In practice, the problem usually appears during external sharing. A legal team exports a PDF for discovery. Finance circulates diligence materials. Compliance sends a policy package to a regulator. The document looks clean because the text on the page is clean. But the PDF can still carry author names, title fields, keywords, creation details, and other document properties that reveal more than the sender intended.

Where the risk actually sits

This isn't just a privacy issue. It's also an operational integrity issue.

Metadata can expose internal naming conventions, software traces, document lineage, and editing context. That may undermine negotiation posture, disclose internal ownership, or create awkward questions about who created what and when. If a team assumes “redacted” means “sanitized,” it can release information it never meant to share.

A practical way to frame the issue is this:

Legal risk: Hidden properties and embedded content can survive even after visible edits.
Compliance risk: A document shared externally may still contain personal or internal business information.
Reputational risk: Opposing parties, counterparties, or customers may see evidence of internal workflows that should have remained private.
Process risk: Staff often rely on ad hoc methods that aren't documented, repeatable, or reviewed.

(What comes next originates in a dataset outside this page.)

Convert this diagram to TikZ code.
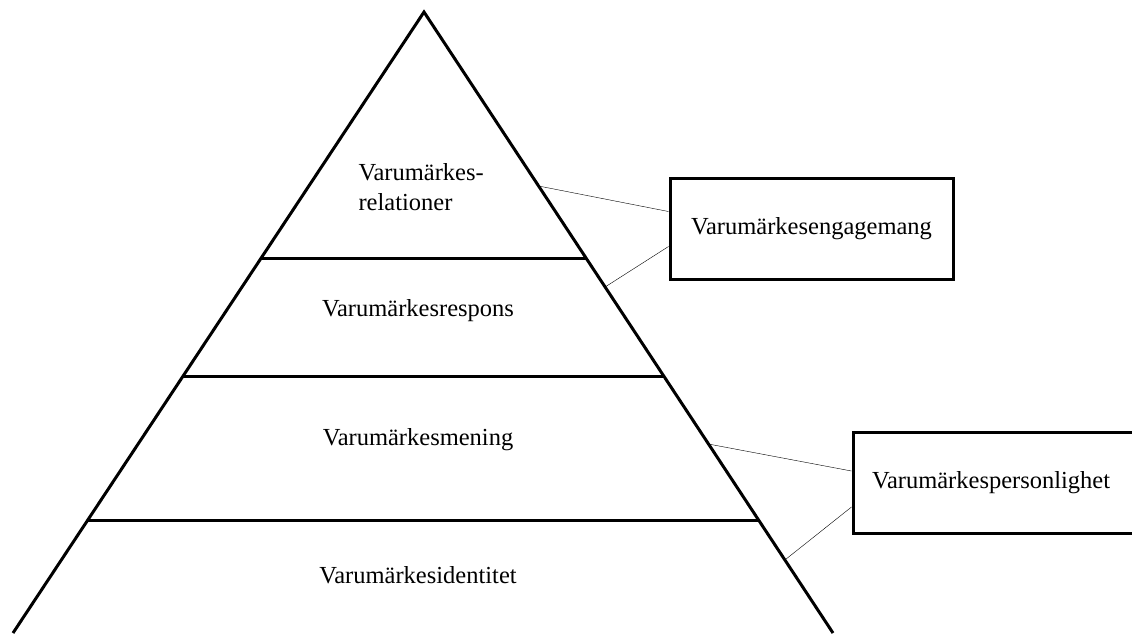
\documentclass[tikz,border=0pt]{standalone}
\usepackage{fontspec}
\setmainfont{Liberation Serif}
\usetikzlibrary{calc}

\begin{document}
\begin{tikzpicture}[x=1pt,y=-1pt,
  lbl/.style={font=\fontsize{24.5}{30}\selectfont},
  tbox/.style={draw,line width=3pt,minimum width=283pt,minimum height=101pt,lbl}]
\useasboundingbox (0,0) rectangle (1132,633);
\clip (0,0) rectangle (1132,633);
\coordinate (top) at (424,12); \coordinate (bl) at (13,633); \coordinate (br) at (833,633);
\draw[line width=3pt,line join=miter] (bl) -- (top) -- (br);
\foreach \t in {0.3977,0.5862,0.8196} \draw[line width=3pt] ($(top)!\t!(bl)$) -- ($(top)!\t!(br)$);
\node[lbl,align=left,anchor=west] (rel) at (355,187) {Varumärkes-\\relationer};
\node[lbl] (resp) at (418,311) {Varumärkesrespons};
\node[lbl] (men) at (418,440) {Varumärkesmening};
\node[lbl] (ident) at (418,575) {Varumärkesidentitet};
\node[tbox] (engage) at (811.5,228.5) {Varumärkesengagemang};
\node[tbox,text width=245pt,align=left] (person) at (994.5,483) {Varumärkespersonlighet};
\coordinate (c1) at ($(top)!0.2802!(br)$); \coordinate (c2) at ($(top)!0.4428!(br)$);
\coordinate (c3) at ($(top)!0.6957!(br)$); \coordinate (c4) at ($(top)!0.8824!(br)$);
\draw (c1) -- ([yshift=17pt]engage.west); \draw (c2) -- ([yshift=-18pt]engage.west);
\draw (c3) -- ([yshift=12pt]person.west); \draw (c4) -- ([yshift=-24pt]person.west);
\end{tikzpicture}
\end{document}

For smaller organizations, the same principles apply. The tooling may be lighter, but the exposure is real. Nutmeg Technologies has a useful overview of data security for small businesses that helps non-specialist teams connect routine file handling with broader protection responsibilities.

Why legal and privacy teams should care

The hard part is that metadata doesn't announce itself. A recipient with standard desktop tools may see some fields immediately. A more technical reviewer may inspect further. Either way, if the information was avoidable, the organization owns the outcome.

That's one reason metadata control belongs in privacy governance, not just desktop support. For teams mapping disclosure obligations or minimization requirements, it helps to think about PDF sanitization alongside broader obligations such as GDPR compliance requirements.

Practical rule: If a PDF is important enough to review legally, it's important enough to sanitize and verify before release.

The blind spot persists because PDFs feel final. People treat them as fixed outputs, not containers with their own history. That assumption is exactly what creates avoidable leakage.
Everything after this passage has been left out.